No pictures belong in the copy; return exactly the lines from the one with "Write the matplotlib code for this chart." through the one with "from matplotlib.patches import", both ends included, and nothing else.
═════ DATA TO PROCESS ═════
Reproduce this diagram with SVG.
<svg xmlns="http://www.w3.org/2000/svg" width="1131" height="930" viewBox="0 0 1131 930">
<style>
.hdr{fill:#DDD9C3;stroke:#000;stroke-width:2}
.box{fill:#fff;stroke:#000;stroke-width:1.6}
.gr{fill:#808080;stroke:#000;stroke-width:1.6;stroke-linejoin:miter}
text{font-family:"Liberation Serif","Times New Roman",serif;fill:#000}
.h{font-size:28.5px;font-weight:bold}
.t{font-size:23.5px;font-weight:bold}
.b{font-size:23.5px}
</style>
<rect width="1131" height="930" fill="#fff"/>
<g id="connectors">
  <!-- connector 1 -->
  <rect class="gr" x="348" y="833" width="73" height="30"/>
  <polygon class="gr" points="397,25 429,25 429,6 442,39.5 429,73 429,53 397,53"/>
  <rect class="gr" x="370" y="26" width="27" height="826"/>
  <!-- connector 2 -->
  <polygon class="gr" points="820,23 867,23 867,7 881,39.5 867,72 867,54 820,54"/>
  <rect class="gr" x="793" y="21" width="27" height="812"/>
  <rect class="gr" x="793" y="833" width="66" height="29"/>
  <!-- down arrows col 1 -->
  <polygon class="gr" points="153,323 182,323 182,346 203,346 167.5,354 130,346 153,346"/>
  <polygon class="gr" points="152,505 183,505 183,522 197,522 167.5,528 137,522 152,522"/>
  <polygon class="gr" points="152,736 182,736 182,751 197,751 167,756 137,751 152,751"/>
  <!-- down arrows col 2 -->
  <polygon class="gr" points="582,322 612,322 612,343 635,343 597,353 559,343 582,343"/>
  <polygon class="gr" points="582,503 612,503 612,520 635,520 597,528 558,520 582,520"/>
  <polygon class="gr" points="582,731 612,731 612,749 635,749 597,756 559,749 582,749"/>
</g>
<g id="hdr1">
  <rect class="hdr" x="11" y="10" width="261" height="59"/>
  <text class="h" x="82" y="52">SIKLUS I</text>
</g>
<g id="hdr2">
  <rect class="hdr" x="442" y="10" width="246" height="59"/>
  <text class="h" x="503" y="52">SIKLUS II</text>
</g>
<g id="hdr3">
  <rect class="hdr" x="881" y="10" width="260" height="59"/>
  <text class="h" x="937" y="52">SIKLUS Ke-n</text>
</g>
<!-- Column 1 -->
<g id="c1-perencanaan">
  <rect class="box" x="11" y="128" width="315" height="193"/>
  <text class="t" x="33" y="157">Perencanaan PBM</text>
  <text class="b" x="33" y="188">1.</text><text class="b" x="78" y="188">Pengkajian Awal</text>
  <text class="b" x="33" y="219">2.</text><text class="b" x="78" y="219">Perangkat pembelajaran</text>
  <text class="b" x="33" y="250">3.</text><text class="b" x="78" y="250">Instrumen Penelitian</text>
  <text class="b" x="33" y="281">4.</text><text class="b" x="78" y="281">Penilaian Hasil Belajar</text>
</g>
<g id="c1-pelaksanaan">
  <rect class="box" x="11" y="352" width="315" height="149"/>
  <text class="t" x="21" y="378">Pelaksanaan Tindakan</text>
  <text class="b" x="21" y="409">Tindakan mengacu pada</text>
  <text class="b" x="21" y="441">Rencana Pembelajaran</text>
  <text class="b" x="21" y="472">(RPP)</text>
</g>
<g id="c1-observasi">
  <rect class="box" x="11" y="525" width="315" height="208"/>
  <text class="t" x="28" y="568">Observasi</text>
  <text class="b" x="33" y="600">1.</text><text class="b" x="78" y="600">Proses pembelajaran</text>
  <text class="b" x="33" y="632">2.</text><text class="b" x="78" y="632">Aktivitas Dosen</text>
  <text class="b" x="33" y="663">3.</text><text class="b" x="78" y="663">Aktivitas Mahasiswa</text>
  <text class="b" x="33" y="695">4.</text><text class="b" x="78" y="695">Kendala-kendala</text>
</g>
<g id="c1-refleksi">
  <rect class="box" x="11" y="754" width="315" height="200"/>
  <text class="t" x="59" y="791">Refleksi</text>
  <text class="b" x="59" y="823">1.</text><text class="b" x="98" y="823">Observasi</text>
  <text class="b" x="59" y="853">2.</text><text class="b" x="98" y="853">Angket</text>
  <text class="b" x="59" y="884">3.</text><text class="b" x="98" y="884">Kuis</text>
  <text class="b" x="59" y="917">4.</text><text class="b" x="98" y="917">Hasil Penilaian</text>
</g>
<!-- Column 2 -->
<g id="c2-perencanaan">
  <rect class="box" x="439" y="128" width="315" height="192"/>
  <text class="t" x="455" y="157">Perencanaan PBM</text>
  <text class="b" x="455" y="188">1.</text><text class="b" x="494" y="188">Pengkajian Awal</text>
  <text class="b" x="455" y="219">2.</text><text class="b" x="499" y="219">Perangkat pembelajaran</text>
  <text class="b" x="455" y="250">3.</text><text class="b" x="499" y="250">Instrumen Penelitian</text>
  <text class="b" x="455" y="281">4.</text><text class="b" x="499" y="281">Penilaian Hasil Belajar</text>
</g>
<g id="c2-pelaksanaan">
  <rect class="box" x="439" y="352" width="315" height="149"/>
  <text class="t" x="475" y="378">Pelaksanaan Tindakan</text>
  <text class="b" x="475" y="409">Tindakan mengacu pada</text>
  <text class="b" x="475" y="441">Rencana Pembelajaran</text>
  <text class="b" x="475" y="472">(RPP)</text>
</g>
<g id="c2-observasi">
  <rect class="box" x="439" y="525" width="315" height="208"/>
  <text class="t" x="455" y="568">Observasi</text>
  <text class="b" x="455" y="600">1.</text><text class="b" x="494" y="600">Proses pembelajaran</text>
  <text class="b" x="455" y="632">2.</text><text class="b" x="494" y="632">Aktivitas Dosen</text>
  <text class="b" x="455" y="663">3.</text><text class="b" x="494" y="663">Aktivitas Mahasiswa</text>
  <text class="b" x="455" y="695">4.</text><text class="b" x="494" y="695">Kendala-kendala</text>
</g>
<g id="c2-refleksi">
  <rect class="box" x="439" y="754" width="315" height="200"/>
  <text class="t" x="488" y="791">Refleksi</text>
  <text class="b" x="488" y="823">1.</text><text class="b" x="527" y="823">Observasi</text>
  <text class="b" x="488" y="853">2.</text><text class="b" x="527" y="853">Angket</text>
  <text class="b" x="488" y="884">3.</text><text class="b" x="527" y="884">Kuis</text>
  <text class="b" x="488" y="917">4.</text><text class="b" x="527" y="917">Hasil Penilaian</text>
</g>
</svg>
═════
═════ DATA TO PROCESS ═════
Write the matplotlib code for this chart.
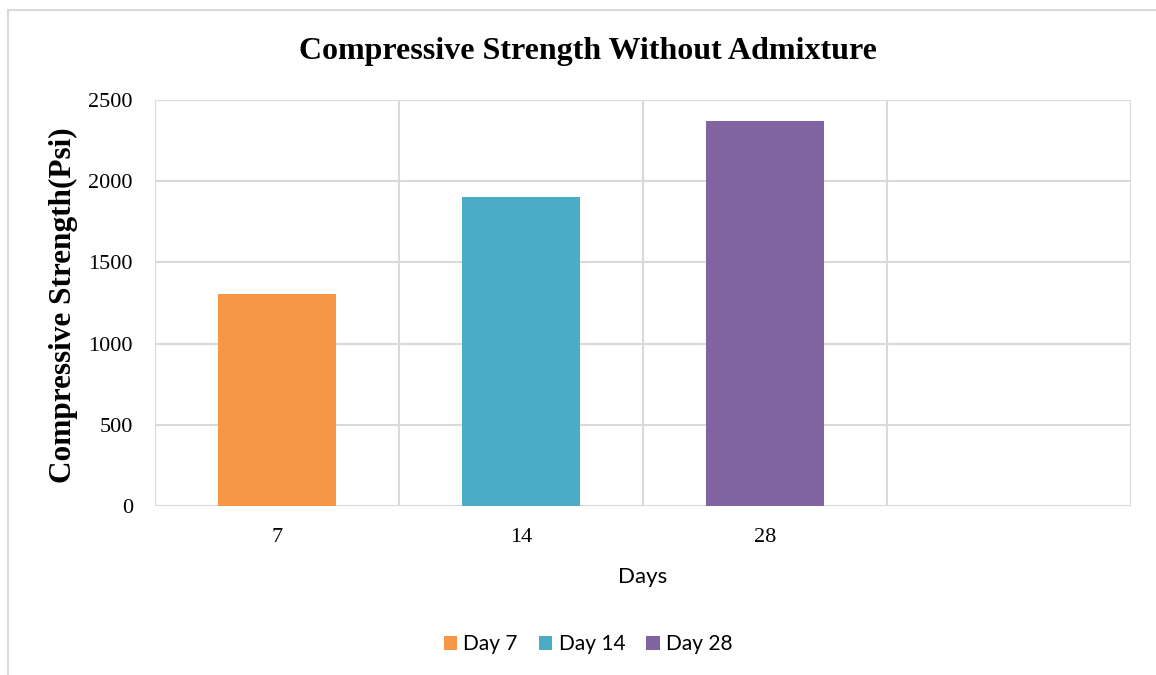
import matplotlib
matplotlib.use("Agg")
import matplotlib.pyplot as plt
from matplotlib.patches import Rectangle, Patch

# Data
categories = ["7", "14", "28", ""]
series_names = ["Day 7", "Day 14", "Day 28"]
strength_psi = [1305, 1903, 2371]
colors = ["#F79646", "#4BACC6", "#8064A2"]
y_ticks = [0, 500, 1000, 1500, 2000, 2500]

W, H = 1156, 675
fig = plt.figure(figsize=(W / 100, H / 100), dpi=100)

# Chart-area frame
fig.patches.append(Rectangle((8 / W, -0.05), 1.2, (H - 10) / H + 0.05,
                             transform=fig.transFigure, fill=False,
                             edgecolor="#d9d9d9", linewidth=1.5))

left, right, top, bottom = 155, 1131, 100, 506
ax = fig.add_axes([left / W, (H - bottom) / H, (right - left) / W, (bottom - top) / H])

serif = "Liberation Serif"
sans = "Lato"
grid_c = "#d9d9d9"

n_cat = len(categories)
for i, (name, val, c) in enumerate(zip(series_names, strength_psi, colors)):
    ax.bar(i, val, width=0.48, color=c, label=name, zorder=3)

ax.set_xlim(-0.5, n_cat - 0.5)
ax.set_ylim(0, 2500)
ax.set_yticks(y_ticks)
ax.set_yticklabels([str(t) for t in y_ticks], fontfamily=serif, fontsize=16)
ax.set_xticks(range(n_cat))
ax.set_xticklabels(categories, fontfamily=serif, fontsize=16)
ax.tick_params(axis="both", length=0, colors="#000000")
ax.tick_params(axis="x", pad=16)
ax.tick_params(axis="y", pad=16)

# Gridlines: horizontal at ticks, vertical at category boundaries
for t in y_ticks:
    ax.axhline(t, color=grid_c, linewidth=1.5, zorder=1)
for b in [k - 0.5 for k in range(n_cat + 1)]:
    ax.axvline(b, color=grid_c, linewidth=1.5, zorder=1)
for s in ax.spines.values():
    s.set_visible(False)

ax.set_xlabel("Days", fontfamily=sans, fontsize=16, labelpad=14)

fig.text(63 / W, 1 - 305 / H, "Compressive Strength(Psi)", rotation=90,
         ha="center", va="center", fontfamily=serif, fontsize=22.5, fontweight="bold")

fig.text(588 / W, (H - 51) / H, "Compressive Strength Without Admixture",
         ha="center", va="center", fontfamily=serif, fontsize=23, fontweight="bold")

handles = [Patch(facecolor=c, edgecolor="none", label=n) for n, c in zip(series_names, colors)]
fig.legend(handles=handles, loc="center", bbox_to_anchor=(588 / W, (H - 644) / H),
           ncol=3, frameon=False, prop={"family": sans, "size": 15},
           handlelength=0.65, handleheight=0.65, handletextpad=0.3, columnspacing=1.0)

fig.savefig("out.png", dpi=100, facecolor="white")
═════
▶ _THE ANSWER_:
Write the matplotlib code for this chart.
import matplotlib
matplotlib.use("Agg")
import matplotlib.pyplot as plt
from matplotlib.patches import Rectangle, Patch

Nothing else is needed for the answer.